* start *
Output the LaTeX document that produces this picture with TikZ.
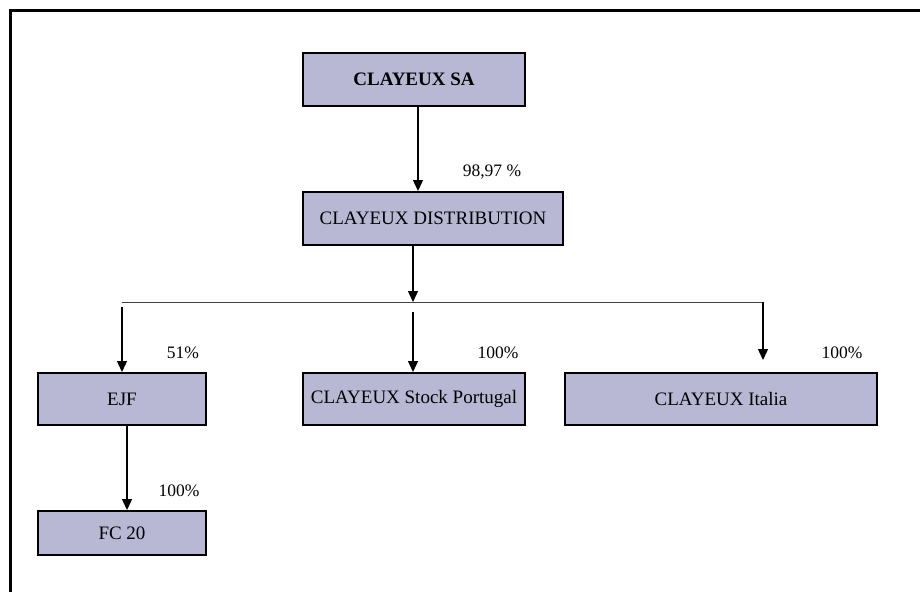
\documentclass[tikz,border=0pt]{standalone}
\usepackage{fontspec}
\setmainfont{Liberation Serif}
\usetikzlibrary{arrows.meta}
\definecolor{boxfill}{RGB}{184,184,212}
\definecolor{busgrey}{RGB}{64,64,64}
\tikzset{
  orgbox/.style={draw=black, line width=2pt, fill=boxfill, inner sep=0pt, font=\fontsize{19}{22}\selectfont},
  arr/.style={draw=black, line width=1.3pt, -{Triangle[length=11pt,width=10pt]}},
  bus/.style={draw=busgrey, line width=1pt},
  pct/.style={font=\fontsize{17.5}{20}\selectfont, inner sep=0pt},
  frame/.style={draw=black, line width=3pt}
}
\begin{document}
\begin{tikzpicture}[x=1pt,y=-1pt]
\useasboundingbox (0,0) rectangle (920,592);
\draw[frame] (920,10.5) -- (10.5,10.5) -- (10.5,592);
% boxes
\node[orgbox, minimum width=222pt, minimum height=53pt] (sa) at (414,79.5) {\textbf{CLAYEUX SA}};
\node[orgbox, minimum width=260pt, minimum height=53pt] (dist) at (433,218.5) {CLAYEUX DISTRIBUTION};
\node[orgbox, minimum width=168pt, minimum height=52pt] (ejf) at (122,399) {EJF};
\node[orgbox, minimum width=222pt, minimum height=52pt] (stock) at (414,399) {CLAYEUX Stock Portugal};
\node[orgbox, minimum width=312pt, minimum height=52pt] (italia) at (721,399) {CLAYEUX Italia};
\node[orgbox, minimum width=168pt, minimum height=44pt] (fc) at (122,533) {FC 20};
% bus coordinates
\coordinate (busL) at (122,302);
\coordinate (busM) at (413,302);
\coordinate (busR) at (763,302);
\coordinate (italiaEnd) at (763,360);
% connectors
\draw[arr] ([xshift=4pt]sa.south) -- ([xshift=4pt]sa.south |- dist.north);
\draw[arr] (busM |- dist.south) -- (busM);
\draw[bus] (busL) -- (busR);
\draw[arr] ([yshift=-5pt]busL) -- (ejf.north);
\draw[arr] ([yshift=-10pt]busM) -- (busM |- stock.north);
\draw[arr] (busR) -- (italiaEnd);
\draw[arr] ([xshift=5pt]ejf.south) -- ([xshift=5pt]ejf.south |- fc.north);
% percentages
\node[pct] (p1) at (492,172) {98,97 \%};
\node[pct] (p2) at (183,353) {51\%};
\node[pct] (p3) at (498,353) {100\%};
\node[pct] (p4) at (842,353) {100\%};
\node[pct] (p5) at (179,491) {100\%};
\end{tikzpicture}
\end{document}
* end *
*TASK DIRECTIONS*
Repeat the data exactly in full, omitting its pictures.

*REPLY TO THE EXERCISE*
Output the LaTeX document that produces this picture with TikZ.
\documentclass[tikz,border=0pt]{standalone}
\usepackage{fontspec}
\setmainfont{Liberation Serif}
\usetikzlibrary{arrows.meta}
\definecolor{boxfill}{RGB}{184,184,212}
\definecolor{busgrey}{RGB}{64,64,64}
\tikzset{
  orgbox/.style={draw=black, line width=2pt, fill=boxfill, inner sep=0pt, font=\fontsize{19}{22}\selectfont},
  arr/.style={draw=black, line width=1.3pt, -{Triangle[length=11pt,width=10pt]}},
  bus/.style={draw=busgrey, line width=1pt},
  pct/.style={font=\fontsize{17.5}{20}\selectfont, inner sep=0pt},
  frame/.style={draw=black, line width=3pt}
}
\begin{document}
\begin{tikzpicture}[x=1pt,y=-1pt]
\useasboundingbox (0,0) rectangle (920,592);
\draw[frame] (920,10.5) -- (10.5,10.5) -- (10.5,592);
% boxes
\node[orgbox, minimum width=222pt, minimum height=53pt] (sa) at (414,79.5) {\textbf{CLAYEUX SA}};
\node[orgbox, minimum width=260pt, minimum height=53pt] (dist) at (433,218.5) {CLAYEUX DISTRIBUTION};
\node[orgbox, minimum width=168pt, minimum height=52pt] (ejf) at (122,399) {EJF};
\node[orgbox, minimum width=222pt, minimum height=52pt] (stock) at (414,399) {CLAYEUX Stock Portugal};
\node[orgbox, minimum width=312pt, minimum height=52pt] (italia) at (721,399) {CLAYEUX Italia};
\node[orgbox, minimum width=168pt, minimum height=44pt] (fc) at (122,533) {FC 20};
% bus coordinates
\coordinate (busL) at (122,302);
\coordinate (busM) at (413,302);
\coordinate (busR) at (763,302);
\coordinate (italiaEnd) at (763,360);
% connectors
\draw[arr] ([xshift=4pt]sa.south) -- ([xshift=4pt]sa.south |- dist.north);
\draw[arr] (busM |- dist.south) -- (busM);
\draw[bus] (busL) -- (busR);
\draw[arr] ([yshift=-5pt]busL) -- (ejf.north);
\draw[arr] ([yshift=-10pt]busM) -- (busM |- stock.north);
\draw[arr] (busR) -- (italiaEnd);
\draw[arr] ([xshift=5pt]ejf.south) -- ([xshift=5pt]ejf.south |- fc.north);
% percentages
\node[pct] (p1) at (492,172) {98,97 \%};
\node[pct] (p2) at (183,353) {51\%};
\node[pct] (p3) at (498,353) {100\%};
\node[pct] (p4) at (842,353) {100\%};
\node[pct] (p5) at (179,491) {100\%};
\end{tikzpicture}
\end{document}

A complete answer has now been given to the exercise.